— START SUPPLIED DATA —

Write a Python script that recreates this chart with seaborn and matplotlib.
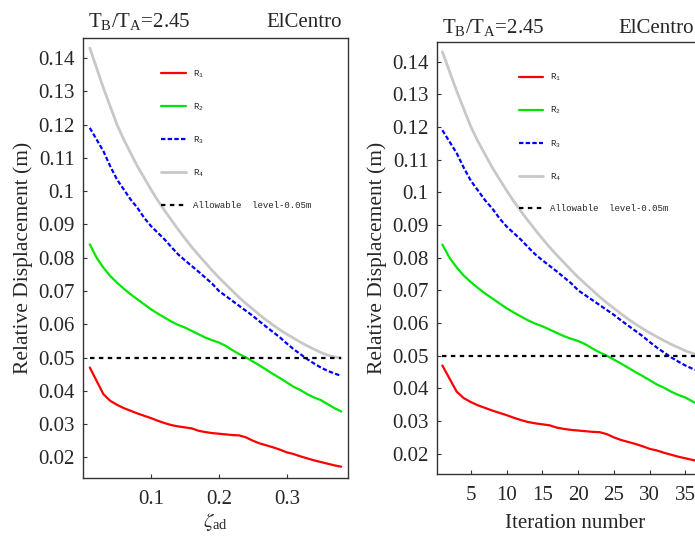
import numpy as np
import pandas as pd
import matplotlib
matplotlib.use("Agg")
import matplotlib.pyplot as plt
from matplotlib.ticker import FuncFormatter, MultipleLocator, FixedLocator
import seaborn as sns

# Data (38 iterations, zeta_ad = 0.01 * iteration)
iterations = list(range(1, 39))
zeta_ad = [0.01, 0.02, 0.03, 0.04, 0.05, 0.06, 0.07, 0.08, 0.09, 0.10,
           0.11, 0.12, 0.13, 0.14, 0.15, 0.16, 0.17, 0.18, 0.19, 0.20,
           0.21, 0.22, 0.23, 0.24, 0.25, 0.26, 0.27, 0.28, 0.29, 0.30,
           0.31, 0.32, 0.33, 0.34, 0.35, 0.36, 0.37, 0.38]

r1 = [0.0470, 0.0430, 0.0390, 0.0370, 0.0358, 0.0348, 0.0340, 0.0332, 0.0325, 0.0318,
      0.0310, 0.0303, 0.0297, 0.0293, 0.0290, 0.0287, 0.0280, 0.0276, 0.0273, 0.0271,
      0.0269, 0.0267, 0.0266, 0.0260, 0.0250, 0.0242, 0.0236, 0.0230, 0.0223, 0.0215,
      0.0210, 0.0203, 0.0197, 0.0191, 0.0186, 0.0181, 0.0176, 0.0172]
r2 = [0.0840, 0.0800, 0.0770, 0.0745, 0.0725, 0.0707, 0.0690, 0.0675, 0.0660, 0.0645,
      0.0632, 0.0620, 0.0608, 0.0598, 0.0590, 0.0580, 0.0570, 0.0560, 0.0552, 0.0545,
      0.0535, 0.0522, 0.0510, 0.0500, 0.0488, 0.0476, 0.0463, 0.0450, 0.0438, 0.0425,
      0.0412, 0.0402, 0.0390, 0.0380, 0.0372, 0.0360, 0.0348, 0.0338]
r3 = [0.1190, 0.1155, 0.1120, 0.1075, 0.1035, 0.1005, 0.0975, 0.0950, 0.0920, 0.0895,
      0.0875, 0.0855, 0.0832, 0.0810, 0.0792, 0.0775, 0.0758, 0.0740, 0.0722, 0.0700,
      0.0685, 0.0670, 0.0655, 0.0640, 0.0625, 0.0608, 0.0592, 0.0576, 0.0560, 0.0542,
      0.0525, 0.0510, 0.0495, 0.0482, 0.0470, 0.0460, 0.0452, 0.0445]
r4 = [0.1430, 0.1370, 0.1310, 0.1255, 0.1200, 0.1155, 0.1115, 0.1075, 0.1040, 0.1005,
      0.0972, 0.0942, 0.0913, 0.0885, 0.0858, 0.0832, 0.0808, 0.0785, 0.0762, 0.0740,
      0.0720, 0.0700, 0.0680, 0.0662, 0.0645, 0.0628, 0.0612, 0.0597, 0.0583, 0.0570,
      0.0558, 0.0546, 0.0535, 0.0525, 0.0515, 0.0507, 0.0502, 0.0498]
allowable = 0.05

series_names = ["$\\mathregular{R_1}$", "$\\mathregular{R_2}$", "$\\mathregular{R_3}$", "$\\mathregular{R_4}$"]
series_vals = [r1, r2, r3, r4]
colors = ["#ff0000", "#00e600", "#0000ff", "#c8c8c8"]
styles = ["-", "-", (0, (2, 1)), "-"]
widths = [1.6, 1.6, 1.6, 2.0]

sns.set_style("ticks", {"xtick.direction": "in", "ytick.direction": "in"})
plt.rcParams["font.family"] = ["Liberation Serif", "DejaVu Serif"]
plt.rcParams["mathtext.fontset"] = "stix"

fig = plt.figure(figsize=(6.95, 5.37), dpi=100)
W, H = 695, 537


def px_axes(x0, y0, x1, y1):
    return fig.add_axes([x0 / W, 1 - y1 / H, (x1 - x0) / W, (y1 - y0) / H])


ax1 = px_axes(83, 38, 348, 478)
ax2 = px_axes(437, 42, 714, 474)

fmt = FuncFormatter(lambda v, p: ("%.2f" % v).rstrip("0"))

for ax, xs, xlim, xlabel in [(ax1, zeta_ad, (0.0, 0.39), "$\\zeta_{\\mathregular{ad}}$"),
                             (ax2, iterations, (0.25, 39.0), "Iteration number")]:
    for name, vals, c, ls, lw in zip(series_names, series_vals, colors, styles, widths):
        sns.lineplot(x=xs, y=vals, ax=ax, color=c, linestyle=ls, linewidth=lw, label=name)
    ax.hlines(allowable, xs[0], xs[-1], colors="black", linestyles=(0, (2, 2)),
              linewidth=1.6, label="Allowable  level-0.05m")
    ax.set_xlim(*xlim)
    ax.set_ylim(0.0138, 0.146)
    ax.yaxis.set_major_locator(MultipleLocator(0.01))
    ax.yaxis.set_major_formatter(fmt)
    if ax is ax1:
        ax.xaxis.set_major_locator(FixedLocator([0.1, 0.2, 0.3]))
        ax.xaxis.set_major_formatter(fmt)
    else:
        ax.xaxis.set_major_locator(MultipleLocator(5))
    ax.tick_params(labelsize=15, length=3, width=0.8, color="#333333", pad=6)
    ax.tick_params(axis="x", pad=9)
    for sp in ax.spines.values():
        sp.set_visible(True)
        sp.set_color("#333333")
        sp.set_linewidth(1.0)
    ax.set_xlabel(xlabel, fontsize=15, labelpad=6 if ax is ax2 else 1)
    ax.set_ylabel("Relative Displacement (m)", fontsize=15.5, labelpad=4)
    leg = ax.legend(loc="upper left", bbox_to_anchor=(0.265, 0.95), frameon=False,
                    prop={"family": "Liberation Mono", "size": 6.5},
                    handlelength=2.7, handletextpad=0.8, labelspacing=2.4)

# panel captions
ax1.text(0.02, 1.025, "$\\mathregular{T_B/T_A}$=2.45", transform=ax1.transAxes,
         fontsize=15, ha="left", va="baseline")
ax1.text(0.977, 1.025, "ElCentro", transform=ax1.transAxes,
         fontsize=15, ha="right", va="baseline")
ax2.text(0.018, 1.02, "$\\mathregular{T_B/T_A}$=2.45", transform=ax2.transAxes,
         fontsize=15, ha="left", va="baseline")
ax2.text((694 - 437) / 277, 1.02, "ElCentro", transform=ax2.transAxes,
         fontsize=15, ha="right", va="baseline")

fig.savefig("out.png", dpi=100)
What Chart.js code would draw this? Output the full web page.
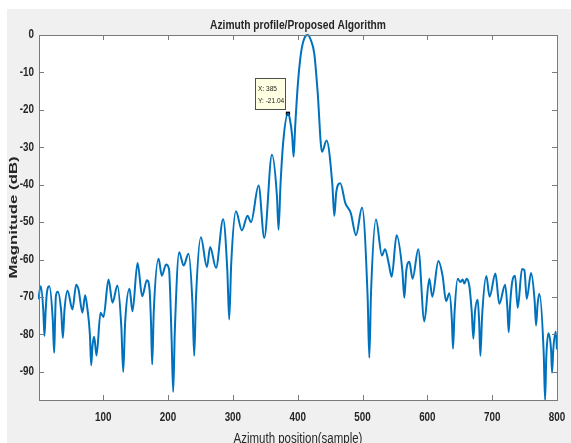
<!DOCTYPE html>
<html>
<head>
<meta charset="utf-8">
<script src="https://cdn.jsdelivr.net/npm/chart.js@4.4.1/dist/chart.umd.min.js"></script>
<style>
html,body{margin:0;padding:0;background:#ffffff;}
#wrap{width:571px;height:443px;position:relative;}
</style>
</head>
<body>
<div id="wrap"><canvas id="c"></canvas></div>
<script>
// ---- data ----
const samplePos = [0,3.8,7.6,9.4,11.2,13,17,22.2,24.4,25.8,27,30,35.3,37.8,40.3,45,52.6,58.3,62,68,72.2,75.8,79.5,81.5,83.5,86.1,89.7,95.9,100.5,108.2,114.4,122,128,130.9,133.8,140.6,145.2,153,160.2,167.4,171.5,173.8,175.6,178,185.4,190.5,197,201.5,205.5,208,210.5,217.3,224,231.6,237.8,240.4,243.2,250.7,260,265,274,285,291.5,294.4,297.5,304.8,314,322.7,328,339.7,348.5,360.3,368,370.5,373.5,378,385,388,391.5,393.7,396,400,405,410,415.3,420,425.6,430.7,437.5,444.6,453.5,456.5,459.5,465.7,473.5,482,490,499.2,507.9,510.5,513.1,520.8,530,534.7,540.3,545,552.6,561.5,564.5,567.5,572.2,577.3,586,595.4,603,607.7,617,623.6,628.9,634,637.8,639.6,642,646.8,651,654.5,657,660.7,664.8,668.5,671,673.5,677.7,680,681.8,684.5,691,696,705,711,720,723.5,725.5,727.7,731,735.3,739.4,746,749.7,753.3,760,765.5,767.7,770,772.8,779.5,781.6,783.5,786.7,790.8,792.4,794.3,798,800];
const magnitudeDb = [-70.6,-67.1,-73.5,-80.4,-74,-69.1,-67.1,-76,-84.9,-76,-69.8,-68.6,-74,-80.9,-73.5,-68.3,-73.3,-66.7,-68,-74.2,-69.5,-73.3,-80,-88.2,-83,-80.6,-85.6,-74.2,-75.3,-65.3,-71.5,-66.9,-78,-90,-77,-67.8,-73.8,-60.9,-69.8,-65.5,-68,-77,-88,-74,-59.8,-64.3,-61.3,-62.5,-81,-95.3,-79,-58,-61.6,-58.4,-72,-85.7,-70,-54,-62,-56.6,-62.2,-49.2,-63,-76,-61,-47.1,-52.2,-48.3,-50,-40.2,-54.2,-32,-43,-52,-40,-28,-21.04,-22.5,-27,-32.5,-25,-13.8,-5,-1,0,-1.2,-5,-15,-31.2,-28.2,-40,-48.3,-42,-39.6,-44.9,-47.6,-53.5,-46.1,-70,-86.2,-69,-49.3,-58.9,-57.2,-60.9,-64.6,-53.5,-63,-70.2,-63,-60.6,-65.1,-57.2,-76.5,-65.1,-69.9,-60.4,-64.4,-71.1,-69,-76,-83.8,-74,-65.1,-66,-65.3,-66.4,-65.1,-67.1,-74,-81.1,-74,-70.7,-77,-85.7,-75,-64.4,-69.9,-63.7,-71.8,-66.7,-73,-79.4,-72,-65.8,-64.3,-72.9,-62.5,-62.8,-70.5,-63.6,-71,-77.6,-72,-69.1,-85,-97.5,-86,-79.7,-84,-90.2,-84,-79.3,-84];
const xTickValues = [100,200,300,400,500,600,700,800];
const yTickValues = [0,-10,-20,-30,-40,-50,-60,-70,-80,-90];
const datatipX = [385];
const datatipY = [-21.04];
const titleText = 'Azimuth profile/Proposed Algorithm';
const xLabelText = 'Azimuth position(sample)';
const yLabelText = 'Magnitude (dB)';

const FONT = "'Liberation Sans',Arial,sans-serif";
const AX_COLOR = '#7a7a7a';
const TXT_COLOR = '#262626';
const SQUASH = 0.82; // emulate a narrow (Arial Narrow-like) face

const points = samplePos.map((x, i) => ({x, y: magnitudeDb[i]}));
const tipPoints = datatipX.map((x, i) => ({x, y: datatipY[i]}));

const canvas = document.getElementById('c');
const ctx2d = canvas.getContext('2d');
const origFillText = ctx2d.fillText.bind(ctx2d);
ctx2d.fillText = function (text, x, y, maxWidth) {
  const w = this.measureText(text).width * SQUASH;
  const mw = (maxWidth === undefined || maxWidth === null) ? w : Math.min(maxWidth, w);
  origFillText(text, x, y, mw);
};

const figPlugin = {
  id: 'fig',
  beforeDraw(chart) {
    const {ctx, width, height, chartArea: a} = chart;
    ctx.save();
    ctx.fillStyle = '#ffffff';
    ctx.fillRect(0, 0, width, height);
    ctx.fillStyle = '#f0f0f0';
    ctx.fillRect(7, 9, width - 7, height - 9);
    ctx.fillStyle = '#ffffff';
    ctx.fillRect(a.left, a.top, a.right - a.left, a.bottom - a.top);
    ctx.restore();
  },
  afterDatasetsDraw(chart) {
    const {ctx, chartArea: a, scales} = chart;
    ctx.save();
    ctx.strokeStyle = AX_COLOR;
    ctx.lineWidth = 1;
    ctx.beginPath();
    const L = 5;
    scales.x.ticks.forEach(t => {
      const px = Math.round(scales.x.getPixelForValue(t.value)) + 0.5;
      ctx.moveTo(px, a.bottom); ctx.lineTo(px, a.bottom - L);
      ctx.moveTo(px, a.top); ctx.lineTo(px, a.top + L);
    });
    scales.y.ticks.forEach(t => {
      const py = Math.round(scales.y.getPixelForValue(t.value)) + 0.5;
      ctx.moveTo(a.left, py); ctx.lineTo(a.left + L, py);
      ctx.moveTo(a.right, py); ctx.lineTo(a.right - L, py);
    });
    ctx.stroke();
    ctx.strokeRect(Math.round(a.left) + 0.5, Math.round(a.top) + 0.5,
                   Math.round(a.right - a.left), Math.round(a.bottom - a.top));
    // datatip box
    const mx = scales.x.getPixelForValue(datatipX[0]);
    const my = scales.y.getPixelForValue(datatipY[0]);
    const bx = Math.round(mx - 33) + 0.5, by = Math.round(my - 36) + 0.5;
    ctx.fillStyle = '#ffffe1';
    ctx.fillRect(bx, by, 30, 31);
    ctx.strokeStyle = '#4d4d4d';
    ctx.strokeRect(bx, by, 30, 31);
    ctx.fillStyle = '#1a1a1a';
    ctx.font = "8px " + FONT;
    ctx.textBaseline = 'middle';
    ctx.textAlign = 'left';
    ctx.fillText('X: ' + datatipX[0], bx + 2.5, by + 10.5);
    ctx.fillText('Y: ' + datatipY[0].toFixed(2), bx + 2.5, by + 22.5);
    // y axis label (tall, narrow glyphs as in the reference)
    ctx.translate(14.5, (a.top + a.bottom) / 2);
    ctx.rotate(-Math.PI / 2);
    ctx.scale(1.6, 1);
    ctx.font = "bold 10.5px " + FONT;
    ctx.fillStyle = TXT_COLOR;
    ctx.textAlign = 'center';
    ctx.textBaseline = 'middle';
    origFillText(yLabelText, 0, 0);
    ctx.restore();
  }
};

new Chart(ctx2d, {
  type: 'scatter',
  data: {
    datasets: [
      {
        data: points,
        showLine: true,
        borderColor: '#0072BD',
        borderWidth: 2,
        pointRadius: 0,
        cubicInterpolationMode: 'monotone',
        fill: false,
        clip: {left: 1, right: 0, top: 2, bottom: 1}
      },
      {
        data: tipPoints,
        showLine: false,
        pointStyle: 'rect',
        pointRadius: 3,
        backgroundColor: '#000000',
        borderColor: '#000000',
        borderWidth: 0
      }
    ]
  },
  options: {
    responsive: true,
    maintainAspectRatio: false,
    animation: false,
    events: [],
    layout: {padding: {left: 0, right: 14, top: 0, bottom: 0}},
    plugins: {
      legend: {display: false},
      tooltip: {enabled: false},
      title: {
        display: true,
        fullSize: false,
        text: titleText,
        color: TXT_COLOR,
        font: {family: FONT, size: 12.5, weight: 'bold'},
        padding: {top: 18, bottom: 2}
      }
    },
    scales: {
      x: {
        type: 'linear',
        min: 1,
        max: 800,
        afterBuildTicks: s => { s.ticks = xTickValues.map(v => ({value: v})); },
        afterFit: s => { s.height = 43; s.paddingLeft = 0; s.paddingRight = 0; },
        grid: {display: false, drawTicks: false},
        border: {display: false},
        ticks: {color: TXT_COLOR, font: {family: FONT, size: 12, weight: 'bold'}, padding: 10, maxRotation: 0, autoSkip: false},
        title: {display: true, text: xLabelText, color: TXT_COLOR, font: {family: FONT, size: 14}, padding: {top: 0, bottom: -5}}
      },
      y: {
        type: 'linear',
        min: -97.5,
        max: 0,
        afterBuildTicks: s => { s.ticks = yTickValues.map(v => ({value: v})); },
        afterFit: s => { s.width = 39; s.paddingTop = 0; s.paddingBottom = 0; },
        grid: {display: false, drawTicks: false},
        border: {display: false},
        ticks: {color: TXT_COLOR, font: {family: FONT, size: 12, weight: 'bold'}, padding: 5, autoSkip: false},
        title: {display: false}
      }
    }
  },
  plugins: [figPlugin]
});
</script>
</body>
</html>
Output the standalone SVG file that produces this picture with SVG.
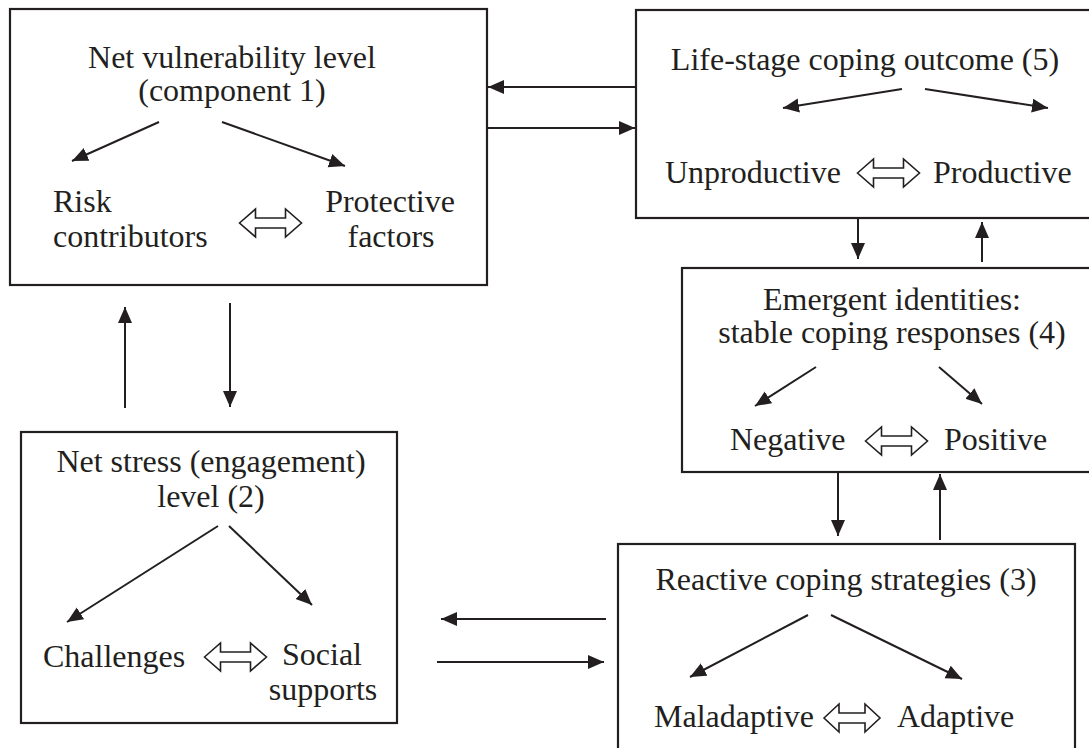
<svg xmlns="http://www.w3.org/2000/svg" width="1089" height="748" viewBox="0 0 1089 748">
<style>
.box{fill:#fff;stroke:#231f20;stroke-width:2.2}
.t{font-family:"Liberation Serif","Times New Roman",serif;font-size:32px;fill:#231f20}
.m{text-anchor:middle}
.c{stroke:#231f20;stroke-width:2;fill:none;marker-end:url(#ah)}
.h{fill:#fff;stroke:#231f20;stroke-width:1.6;stroke-linejoin:miter}
</style>
<defs>
<marker id="ah" markerUnits="userSpaceOnUse" markerWidth="17" markerHeight="15" refX="16" refY="7.5" orient="auto" viewBox="0 0 17 15">
<path d="M0,0.5 L16,7.5 L0,14.5 z" fill="#231f20"/>
</marker>
<path id="dbl" d="M-31,0 L-15,-14 L-15,-5 L15,-5 L15,-14 L31,0 L15,14 L15,5 L-15,5 L-15,14 Z"/>
<path id="dbls" d="M-28,0 L-13,-14 L-13,-5 L13,-5 L13,-14 L28,0 L13,14 L13,5 L-13,5 L-13,14 Z"/>
</defs>
<rect width="1089" height="748" fill="#fff"/>

<g id="node1">
<rect class="box" x="10" y="9" width="477" height="276"/>
<text class="t m" x="232" y="68">Net vulnerability level</text>
<text class="t m" x="232" y="101">(component 1)</text>
<line class="c" x1="159" y1="122" x2="72" y2="161"/>
<line class="c" x1="222" y1="122" x2="345" y2="166"/>
<text class="t" x="53" y="212">Risk</text>
<text class="t" x="53" y="247">contributors</text>
<text class="t m" x="390" y="212">Protective</text>
<text class="t m" x="391" y="247">factors</text>
<use href="#dbl" class="h" transform="translate(270.5,223)"/>
</g>

<g id="node5">
<rect class="box" x="636" y="10" width="470" height="208"/>
<text class="t m" x="865" y="70">Life-stage coping outcome (5)</text>
<line class="c" x1="902" y1="89" x2="783" y2="108"/>
<line class="c" x1="925" y1="89" x2="1048" y2="108"/>
<text class="t" x="665" y="183">Unproductive</text>
<use href="#dbl" class="h" transform="translate(888.5,173)"/>
<text class="t" x="933" y="183">Productive</text>
</g>

<g id="node4">
<rect class="box" x="682" y="268" width="420" height="204"/>
<text class="t m" x="892" y="310">Emergent identities:</text>
<text class="t m" x="892" y="343">stable coping responses (4)</text>
<line class="c" x1="816" y1="367" x2="755" y2="406"/>
<line class="c" x1="939" y1="367" x2="982" y2="404"/>
<text class="t" x="730" y="450">Negative</text>
<use href="#dbl" class="h" transform="translate(896.5,441)"/>
<text class="t" x="944" y="450">Positive</text>
</g>

<g id="node2">
<rect class="box" x="21" y="432" width="376" height="291"/>
<text class="t m" x="211" y="472">Net stress (engagement)</text>
<text class="t m" x="211" y="507">level (2)</text>
<line class="c" x1="218" y1="526" x2="67" y2="622"/>
<line class="c" x1="229" y1="526" x2="312" y2="605"/>
<text class="t" x="43" y="667">Challenges</text>
<use href="#dbl" class="h" transform="translate(235.5,657)"/>
<text class="t m" x="322" y="665">Social</text>
<text class="t m" x="323" y="700">supports</text>
</g>

<g id="node3">
<rect class="box" x="618" y="544" width="457" height="230"/>
<text class="t m" x="846" y="590">Reactive coping strategies (3)</text>
<line class="c" x1="808" y1="615" x2="690" y2="677"/>
<line class="c" x1="831" y1="615" x2="962" y2="679"/>
<text class="t" x="654" y="727">Maladaptive</text>
<use href="#dbls" class="h" transform="translate(852,718)"/>
<text class="t" x="897" y="727">Adaptive</text>
</g>

<g id="connectors">
<line class="c" x1="636" y1="87" x2="488" y2="87"/>
<line class="c" x1="487" y1="128" x2="635" y2="128"/>
<line class="c" x1="230" y1="303" x2="230" y2="407"/>
<line class="c" x1="125" y1="408" x2="125" y2="307"/>
<line class="c" x1="606" y1="619" x2="441" y2="619"/>
<line class="c" x1="437" y1="662" x2="604" y2="662"/>
<line class="c" x1="858" y1="218" x2="858" y2="259"/>
<line class="c" x1="982" y1="262" x2="982" y2="222"/>
<line class="c" x1="838" y1="472" x2="838" y2="536"/>
<line class="c" x1="940" y1="540" x2="940" y2="474"/>
</g>
</svg>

— END SUPPLIED DATA —

WHAT THE TASK ASKS>
Every line from the start of the listing above through the line with "0.31, 0.32, 0.33, 0.34, 0.35, 0.36, 0.37, 0.38]" should be repeated exactly; skip the pictures and add nothing else.

ANSWER TO THE PROBLEM>
Write a Python script that recreates this chart with seaborn and matplotlib.
import numpy as np
import pandas as pd
import matplotlib
matplotlib.use("Agg")
import matplotlib.pyplot as plt
from matplotlib.ticker import FuncFormatter, MultipleLocator, FixedLocator
import seaborn as sns

# Data (38 iterations, zeta_ad = 0.01 * iteration)
iterations = list(range(1, 39))
zeta_ad = [0.01, 0.02, 0.03, 0.04, 0.05, 0.06, 0.07, 0.08, 0.09, 0.10,
           0.11, 0.12, 0.13, 0.14, 0.15, 0.16, 0.17, 0.18, 0.19, 0.20,
           0.21, 0.22, 0.23, 0.24, 0.25, 0.26, 0.27, 0.28, 0.29, 0.30,
           0.31, 0.32, 0.33, 0.34, 0.35, 0.36, 0.37, 0.38]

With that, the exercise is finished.